His proposal is part of the U.S. House GOP Environmental Plan. In it, tax breaks already in effect would be made permanent for businesses that reduce carbon emissions and purchase upgraded equipment with technology to capture carbon emissions from the atmosphere.
“Embracing this technology and incentivizing it – I think now it has sort of entered everyone’s consciousness, so it’s moving forward,” Schweikert said.
He’s talking about direct-air capture — a process of removing CO2 from the air.
Alan Hatton, a professor of chemical engineering at Massachusetts Institute of Technology, has another way of describing it: a way to atone for past transgressions.
“My concern with the legislation and that of my colleagues as well is that we’re just trying to punt the ball down the road a little,” Hatton said. “We’re putting up a bit of a smoke screen because by emphasizing direct air capture, you’re avoiding the real issues associated with fossil fuel emissions.”
But direct-air capture may be necessary in a world that still must use fossil fuels, he said.

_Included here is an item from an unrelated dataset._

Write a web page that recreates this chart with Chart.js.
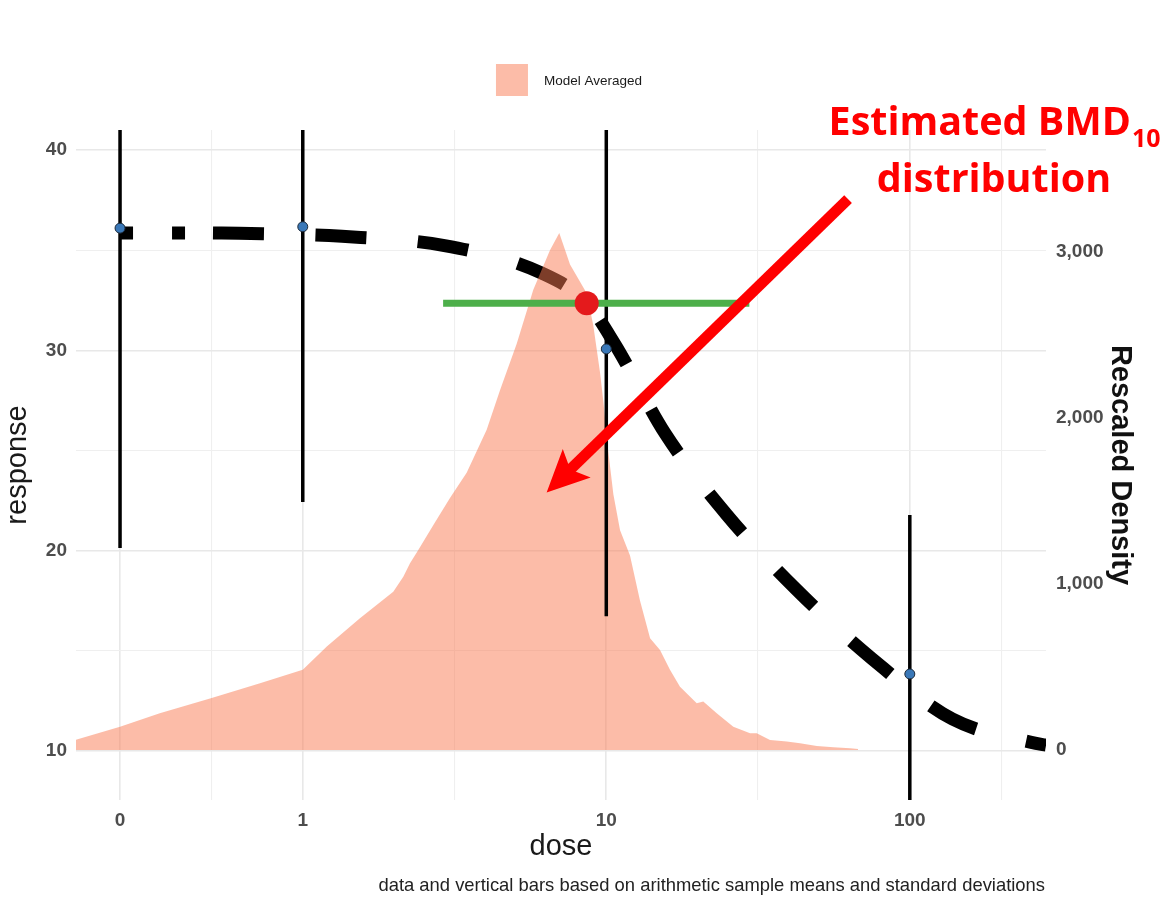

“It’s a very expensive process, but I think if you get the right policies in place and the right carbon pricing, et cetera, we should be able to justify the expenditure on doing this,” Hatton said.
Direct-air capture removes carbon dioxide, CO2, from ambient air to reuse or bury deep underground. Hatton favors a process called “point of source” capture, where the business – such as microchip makers and aircraft parts manufacturers – captures emissions before they’re released into the air.
“I think our future depends on it, at least our children’s future,” said Hatton, whose MIT lab spun off a company that’s working to reduce the energy costs of carbon capture.
The problem for business has been the cost. Carbon capture, whether from the air or from the point of source, is very expensive. That’s because the fuel used to power the technology that removes emissions is expensive, Hatton said, but that also is changing.
“We think the costs can be quite low relative to some of the other costs associated with other processes,” Hatton said, referring to processes that use fossil fuels. “Fossil fuels are going to be around for a long time. There’s no denying that. And we need to find ways to mitigate the CO2 emissions from these fossil fuels.”
Hatton and a colleague have found a way to capture emissions and eliminate the CO2 using renewable energy sources, which makes the process cheaper – up to 80% cheaper, according to initial estimates.
And that may make any legislation focused on tax breaks unnecessary, but the science takes time.
Brian Baynes is co-founder of Verdox, the startup spun off Hatton’s MIT lab.
“The energy cost of capturing carbon has been the main limitation that’s kept it from being a scalable technology today,” he said. “That’s why this problem still exists, is that it just fundamentally takes too much energy with the conventional technologies to capture CO2 or capture carbon from the atmosphere.”
Baynes also said legislation offering incentives or tax breaks doesn’t entice companies when developing and funding carbon capture technology will take much longer.
“So if our policy decisions are being made on a time scale of two years or four years, changing and going back and forth, that’s just not really compatible with the time scale of one of these company’s lifetimes,” he said. “We hope to avoid that entirely by trying to serve other markets that may not rely on policy.”
Schweikert, who represents Arizona’s 6th Congressional District, said the key is getting businesses to opt in, which also takes time.
“They would need a longer window, so we’ve actually updated the legislation to make it functionally permanent in the tax code,” he said.
Lawmakers have met with scientists and the companies that back them, Schweikert said, encouraging them to take corporate responsibility for the climate problem.
The key for the legislation, and for the technology, is to make it affordable, he said.